## EXERCISE BRIEF
Give the material once more, word for word, without any images.

## DATA

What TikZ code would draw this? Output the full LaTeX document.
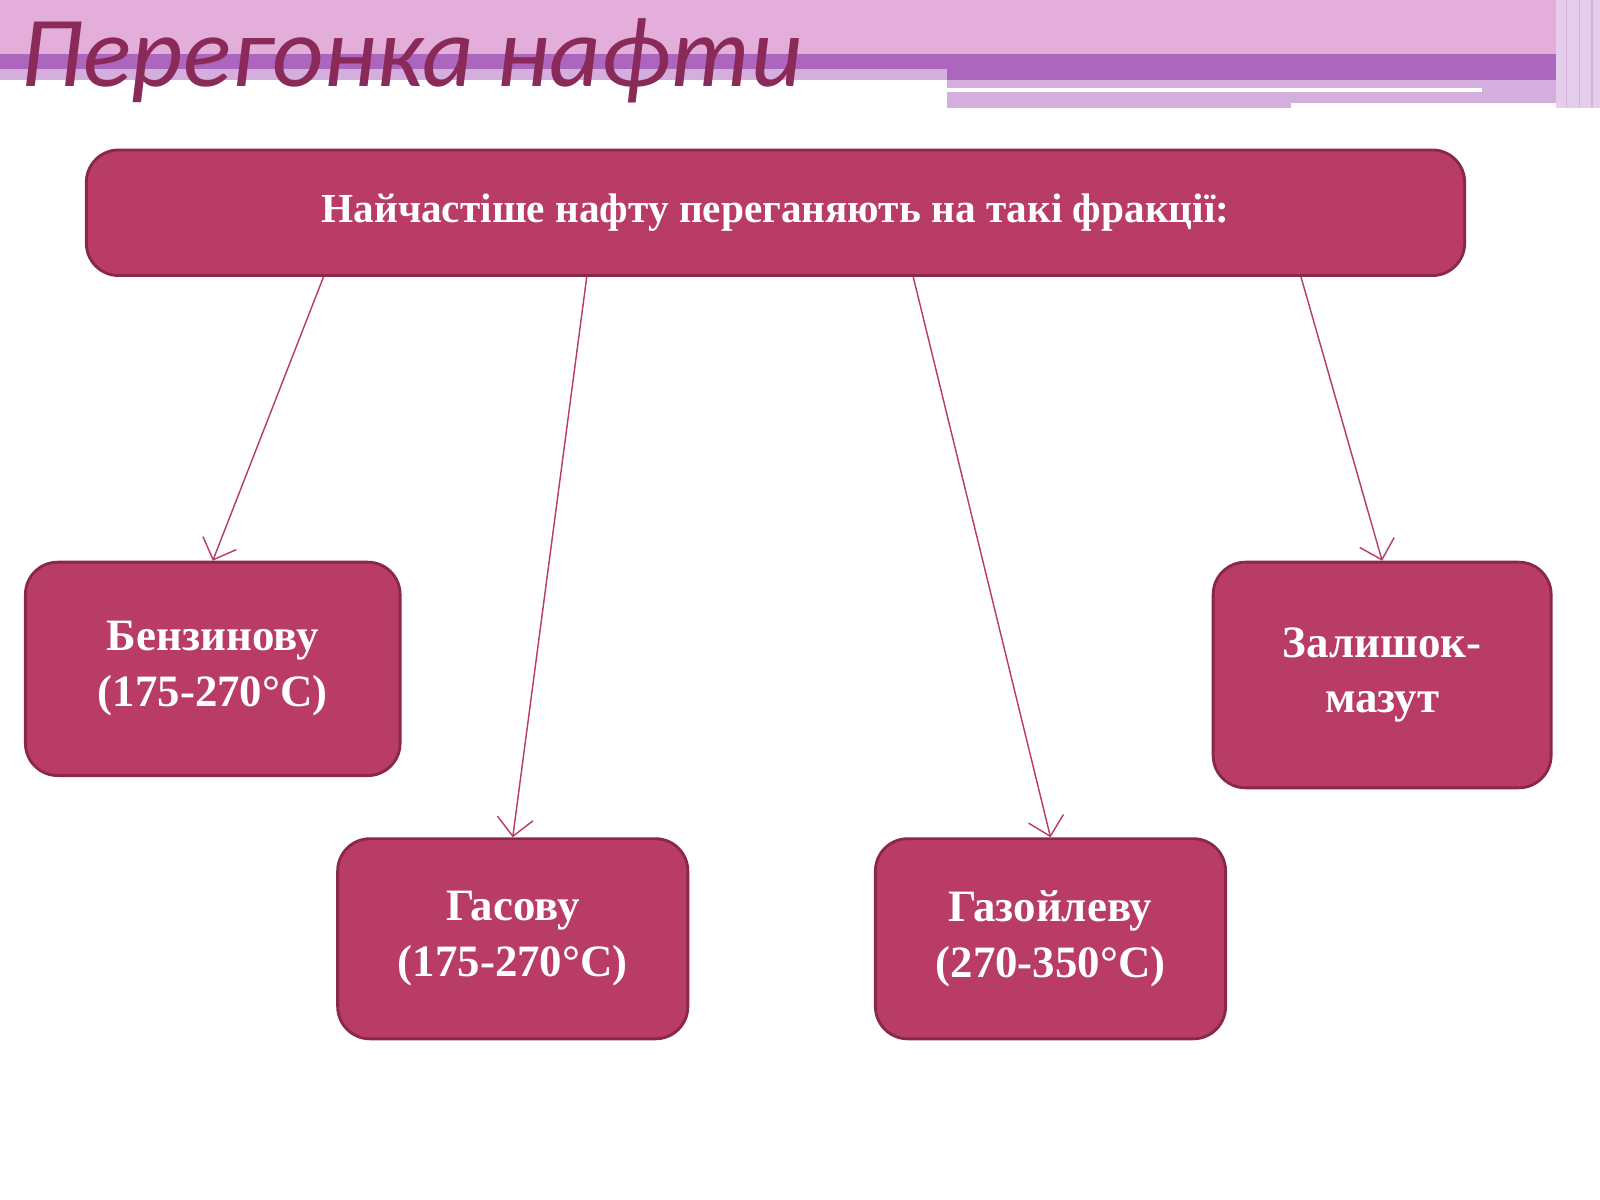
\documentclass[tikz,border=0pt]{standalone}
\usepackage{fontspec}
\setmainfont{Liberation Serif}
\newfontfamily\titlefont{Carlito}
\usetikzlibrary{arrows.meta}
\definecolor{boxfill}{HTML}{B83C66}
\definecolor{boxline}{HTML}{8B2848}
\definecolor{bandlight}{HTML}{E3AFDA}
\definecolor{banddark}{HTML}{AD66BD}
\definecolor{bandpale}{HTML}{D4AEDD}
\definecolor{titlecol}{HTML}{8A2A58}
\tikzset{
  fraction/.style={draw=boxline, thick, fill=boxfill, rounded corners=9pt,
    text=white, font=\bfseries\fontsize{12.5}{15.5}\selectfont, align=center},
  link/.style={draw=boxfill, -{Straight Barb[length=5pt]}}
}
\begin{document}
\begin{tikzpicture}[x=0.01cm, y=-0.01cm]
      \useasboundingbox (0,0) rectangle (1568,1176);
      % header bands
      \fill[bandlight] (0,0) rectangle (1525,53);
      \fill[banddark] (0,53) rectangle (1525,78);
      \fill[bandpale] (0,68) rectangle (928,78);
      \fill[bandpale] (928,78) rectangle (1525,106);
      \fill[white] (928,86) rectangle (1452,90);
      \fill[white] (1265,101) rectangle (1525,106);
      \fill[bandpale!60] (1525,0) rectangle (1568,106);
      \foreach \xx in {1535,1548,1560} \draw[banddark!50] (\xx,0) -- (\xx,106);
      \node[anchor=west, text=titlecol, font=\titlefont\itshape\fontsize{28}{32}\selectfont] (title) at (8,60) {Перегонка нафти};

      % boxes
      \node[fraction, minimum width=13.5cm, minimum height=1.23cm, font=\bfseries\fontsize{11.5}{14}\selectfont] (top) at (760,208.5) {Найчастіше нафту переганяють на такі фракції:};
      \node[fraction, minimum width=3.67cm, minimum height=2.09cm] (benz) at (208.5,655.5) {Бензинову\\(175-270°C)};
      \node[fraction, minimum width=3.43cm, minimum height=1.96cm] (gas) at (502.5,920) {Гасову\\(175-270°C)};
      \node[fraction, minimum width=3.43cm, minimum height=1.96cm] (gazoil) at (1029.5,920) {Газойлеву\\(270-350°C)};
      \node[fraction, minimum width=3.31cm, minimum height=2.21cm] (mazut) at (1354.5,661.5) {Залишок-\\мазут};

      % connectors
      \draw[link] (top.south -| 317,0) -- (benz.north);
      \draw[link] (top.south -| 575,0) -- (gas.north);
      \draw[link] (top.south -| 895,0) -- (gazoil.north);
      \draw[link] (top.south -| 1275,0) -- (mazut.north);
\end{tikzpicture}
\end{document}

## EXPECTED ANSWER
What TikZ code would draw this? Output the full LaTeX document.
\documentclass[tikz,border=0pt]{standalone}
\usepackage{fontspec}
\setmainfont{Liberation Serif}
\newfontfamily\titlefont{Carlito}
\usetikzlibrary{arrows.meta}
\definecolor{boxfill}{HTML}{B83C66}
\definecolor{boxline}{HTML}{8B2848}
\definecolor{bandlight}{HTML}{E3AFDA}
\definecolor{banddark}{HTML}{AD66BD}
\definecolor{bandpale}{HTML}{D4AEDD}
\definecolor{titlecol}{HTML}{8A2A58}
\tikzset{
  fraction/.style={draw=boxline, thick, fill=boxfill, rounded corners=9pt,
    text=white, font=\bfseries\fontsize{12.5}{15.5}\selectfont, align=center},
  link/.style={draw=boxfill, -{Straight Barb[length=5pt]}}
}
\begin{document}
\begin{tikzpicture}[x=0.01cm, y=-0.01cm]
      \useasboundingbox (0,0) rectangle (1568,1176);
      % header bands
      \fill[bandlight] (0,0) rectangle (1525,53);
      \fill[banddark] (0,53) rectangle (1525,78);
      \fill[bandpale] (0,68) rectangle (928,78);
      \fill[bandpale] (928,78) rectangle (1525,106);
      \fill[white] (928,86) rectangle (1452,90);
      \fill[white] (1265,101) rectangle (1525,106);
      \fill[bandpale!60] (1525,0) rectangle (1568,106);
      \foreach \xx in {1535,1548,1560} \draw[banddark!50] (\xx,0) -- (\xx,106);
      \node[anchor=west, text=titlecol, font=\titlefont\itshape\fontsize{28}{32}\selectfont] (title) at (8,60) {Перегонка нафти};

      % boxes
      \node[fraction, minimum width=13.5cm, minimum height=1.23cm, font=\bfseries\fontsize{11.5}{14}\selectfont] (top) at (760,208.5) {Найчастіше нафту переганяють на такі фракції:};
      \node[fraction, minimum width=3.67cm, minimum height=2.09cm] (benz) at (208.5,655.5) {Бензинову\\(175-270°C)};
      \node[fraction, minimum width=3.43cm, minimum height=1.96cm] (gas) at (502.5,920) {Гасову\\(175-270°C)};
      \node[fraction, minimum width=3.43cm, minimum height=1.96cm] (gazoil) at (1029.5,920) {Газойлеву\\(270-350°C)};
      \node[fraction, minimum width=3.31cm, minimum height=2.21cm] (mazut) at (1354.5,661.5) {Залишок-\\мазут};

      % connectors
      \draw[link] (top.south -| 317,0) -- (benz.north);
      \draw[link] (top.south -| 575,0) -- (gas.north);
      \draw[link] (top.south -| 895,0) -- (gazoil.north);
      \draw[link] (top.south -| 1275,0) -- (mazut.north);
\end{tikzpicture}
\end{document}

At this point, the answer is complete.